All Saints Day is not a celebration only of certain Christians who were outstanding in faith and holiness. It is a celebration of the whole Church, both in her Militant state in this world with the beatific vision of her Triumph in the day of resurrection. It is a celebration and a picture that includes you. Yes, for now as Luther reminded us, we are saints and sinners at the same time. But we are saints, the redeemed of the Lord, the beloved of God who He has sealed for eternity. Take great comfort and confidence in this truth.
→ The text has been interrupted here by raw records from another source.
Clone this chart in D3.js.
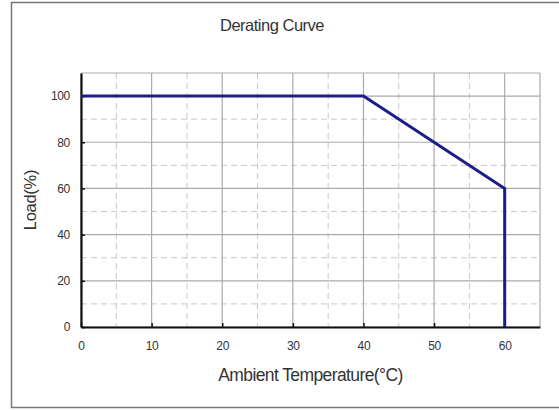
<!DOCTYPE html>
<html>
<head>
<meta charset="utf-8">
<script src="https://cdn.jsdelivr.net/npm/d3@7"></script>
<style>
  body { margin: 0; background: #fff; }
  svg { display: block; font-family: Arial, "Liberation Sans", sans-serif; }
</style>
</head>
<body>
<svg id="chart" width="559" height="410"></svg>
<script>
// derating curve points
var temps = [0, 40, 60, 60];
var loads = [100, 100, 60, 0];
var xTicks = [0, 10, 20, 30, 40, 50, 60];
var yTicks = [0, 20, 40, 60, 80, 100];

var svg = d3.select("#chart"),
    margin = {top: 73, right: 19, bottom: 83, left: 81},
    width = +svg.attr("width") - margin.left - margin.right,
    height = +svg.attr("height") - margin.top - margin.bottom;

// outer frame
svg.append("rect")
    .attr("x", 11.5).attr("y", 2.5)
    .attr("width", 560).attr("height", 405)
    .attr("fill", "none").attr("stroke", "#777").attr("stroke-width", 1.5);

var x = d3.scaleLinear().domain([0, 65]).range([0, width]),
    y = d3.scaleLinear().domain([0, 110]).range([height, 0]);

var g = svg.append("g").attr("transform", "translate(" + margin.left + "," + margin.top + ")");

// minor dashed grid
g.append("g").selectAll("line")
    .data([5, 15, 25, 35, 45, 55])
    .enter().append("line")
    .attr("x1", d => x(d)).attr("x2", d => x(d))
    .attr("y1", 0).attr("y2", height)
    .attr("stroke", "#c8c8c8").attr("stroke-dasharray", "6,4");
g.append("g").selectAll("line")
    .data([10, 30, 50, 70, 90])
    .enter().append("line")
    .attr("y1", d => y(d)).attr("y2", d => y(d))
    .attr("x1", 0).attr("x2", width)
    .attr("stroke", "#c8c8c8").attr("stroke-dasharray", "6,4");

// major solid grid
g.append("g").selectAll("line")
    .data(xTicks.concat([65]))
    .enter().append("line")
    .attr("x1", d => x(d)).attr("x2", d => x(d))
    .attr("y1", 0).attr("y2", height)
    .attr("stroke", "#aaa").attr("stroke-width", 1.2);
g.append("g").selectAll("line")
    .data(yTicks.concat([110]))
    .enter().append("line")
    .attr("y1", d => y(d)).attr("y2", d => y(d))
    .attr("x1", 0).attr("x2", width)
    .attr("stroke", "#aaa").attr("stroke-width", 1.2);

// axes
var xAxis = g.append("g")
    .attr("transform", "translate(0," + height + ")")
    .call(d3.axisBottom(x).tickValues(xTicks).tickSizeInner(-4).tickSizeOuter(0).tickPadding(14));
var yAxis = g.append("g")
    .call(d3.axisLeft(y).tickValues(yTicks).tickSizeInner(-4).tickSizeOuter(0).tickPadding(11));

[xAxis, yAxis].forEach(function(a) {
    a.select(".domain").attr("stroke", "#111").attr("stroke-width", 2.2);
    a.selectAll(".tick line").attr("stroke", "#111").attr("stroke-width", 1.5);
    a.selectAll(".tick text").attr("fill", "#333").style("font-size", "12px").style("letter-spacing", "-0.3px");
});

// curve
var line = d3.line()
    .x(function(d, i) { return x(temps[i]); })
    .y(function(d, i) { return y(loads[i]); });

g.append("path")
    .datum(temps)
    .attr("d", line)
    .attr("fill", "none")
    .attr("stroke", "#1c1c8a")
    .attr("stroke-width", 3)
    .attr("stroke-linejoin", "miter");

// titles
svg.append("text")
    .attr("x", 272).attr("y", 31)
    .attr("text-anchor", "middle")
    .attr("fill", "#333")
    .style("font-size", "16.5px")
    .style("letter-spacing", "-0.5px")
    .text("Derating Curve");

svg.append("text")
    .attr("x", margin.left + width / 2).attr("y", 381)
    .attr("text-anchor", "middle")
    .attr("fill", "#333")
    .style("font-size", "17.5px")
    .style("letter-spacing", "-0.6px")
    .text("Ambient Temperature(°C)");

svg.append("text")
    .attr("transform", "translate(36," + (margin.top + height / 2) + ") rotate(-90)")
    .attr("text-anchor", "middle")
    .attr("fill", "#333")
    .style("font-size", "16.5px")
    .style("letter-spacing", "-0.3px")
    .text("Load(%)");
</script>
</body>
</html>
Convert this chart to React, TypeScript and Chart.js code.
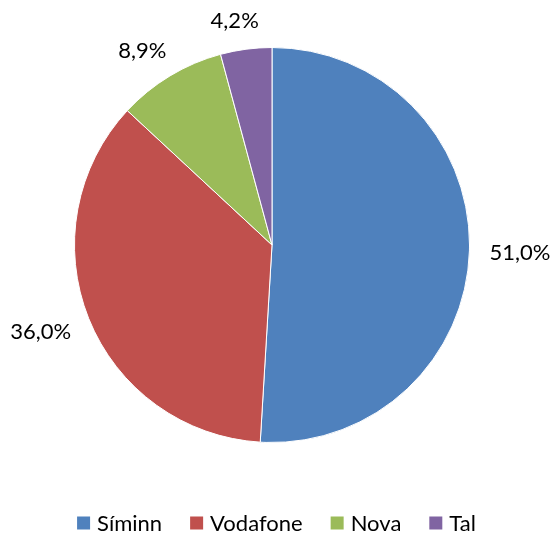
import React, { useEffect, useRef } from "react";
import { Chart, registerables } from "chart.js";

Chart.register(...registerables);

const categories = ["Síminn", "Vodafone", "Nova", "Tal"];
const shares = [51.0, 36.0, 8.9, 4.2];
const colors = ["#4F81BD", "#C0504D", "#9BBB59", "#8064A2"];

const FONT = "Lato, 'Open Sans', sans-serif";

const outsideLabels = {
  id: "outsideLabels",
  afterDatasetsDraw(chart: any) {
    const ctx = chart.ctx;
    const meta = chart.getDatasetMeta(0);
    ctx.save();
    ctx.font = `22px ${FONT}`;
    ctx.fillStyle = "#000";
    ctx.textAlign = "center";
    ctx.textBaseline = "middle";
    meta.data.forEach((arc: any, i: number) => {
      const { x, y, startAngle, endAngle, outerRadius } = arc.getProps(
        ["x", "y", "startAngle", "endAngle", "outerRadius"],
        true
      );
      const mid = (startAngle + endAngle) / 2;
      const c = Math.cos(mid);
      const s = Math.sin(mid);
      const text = shares[i].toFixed(1).replace(".", ",") + "%";
      const w = ctx.measureText(text).width;
      const h = 18;
      const d = outerRadius + 20;
      const tx = x + c * d + Math.sign(c) * Math.sqrt(Math.abs(c)) * (w / 2);
      const ty = y + s * d + Math.sign(s) * Math.sqrt(Math.abs(s)) * (h / 2);
      ctx.fillText(text, tx, ty);
    });
    ctx.restore();
  },
};

const bottomLegend = {
  id: "bottomLegend",
  afterDraw(chart: any) {
    const ctx = chart.ctx;
    ctx.save();
    ctx.font = `22px ${FONT}`;
    ctx.textBaseline = "middle";
    ctx.textAlign = "left";
    const box = 13;
    const gapBoxText = 7;
    const gapItems = 28;
    const widths = categories.map((c) => ctx.measureText(c).width);
    const total =
      widths.reduce((a, b) => a + b, 0) +
      categories.length * (box + gapBoxText) +
      (categories.length - 1) * gapItems;
    let x = (chart.width - total) / 2 + 1;
    const cy = chart.height - 10;
    categories.forEach((c, i) => {
      ctx.fillStyle = colors[i];
      ctx.fillRect(x, cy - box / 2, box, box);
      x += box + gapBoxText;
      ctx.fillStyle = "#000";
      ctx.fillText(c, x, cy + 1);
      x += widths[i] + gapItems;
    });
    ctx.restore();
  },
};

export default function App() {
  const ref = useRef<HTMLCanvasElement>(null);
  useEffect(() => {
    document.body.style.margin = "0";
    const chart = new Chart(ref.current!, {
      type: "pie",
      data: {
        labels: categories,
        datasets: [
          {
            data: shares,
            backgroundColor: colors,
            borderColor: "#ffffff",
            borderWidth: 1,
          },
        ],
      },
      options: {
        responsive: false,
        animation: false,
        layout: { padding: { left: 74, right: 81, top: 47, bottom: 90 } },
        plugins: {
          tooltip: { enabled: false },
          legend: { display: false },
        },
      },
      plugins: [outsideLabels, bottomLegend],
    });
    return () => chart.destroy();
  }, []);
  return (
    <div style={{ width: 551, height: 533 }}>
      <canvas ref={ref} width={551} height={533} style={{ display: "block" }} />
    </div>
  );
}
Though we all endure tribulations of various kinds and degrees of severity, as our Lord said, “the one who endures to the end will be saved” (Mt 10:22; 24:13).

Dear fellow saints of God: may the Lord “establish your hearts blameless in holiness before our God and Father, at the coming of our Lord Jesus with all his saints” (1 Thess 3:12-13).

[1] Names and birth order: Gen 35:23-26; 46:8-25; 49:1-27; Ex 1:1-6; Deut 27:11-13. Allotment of land: Num 34:1, 19-29; Num 13:1-16; Josh 13:1—22:34.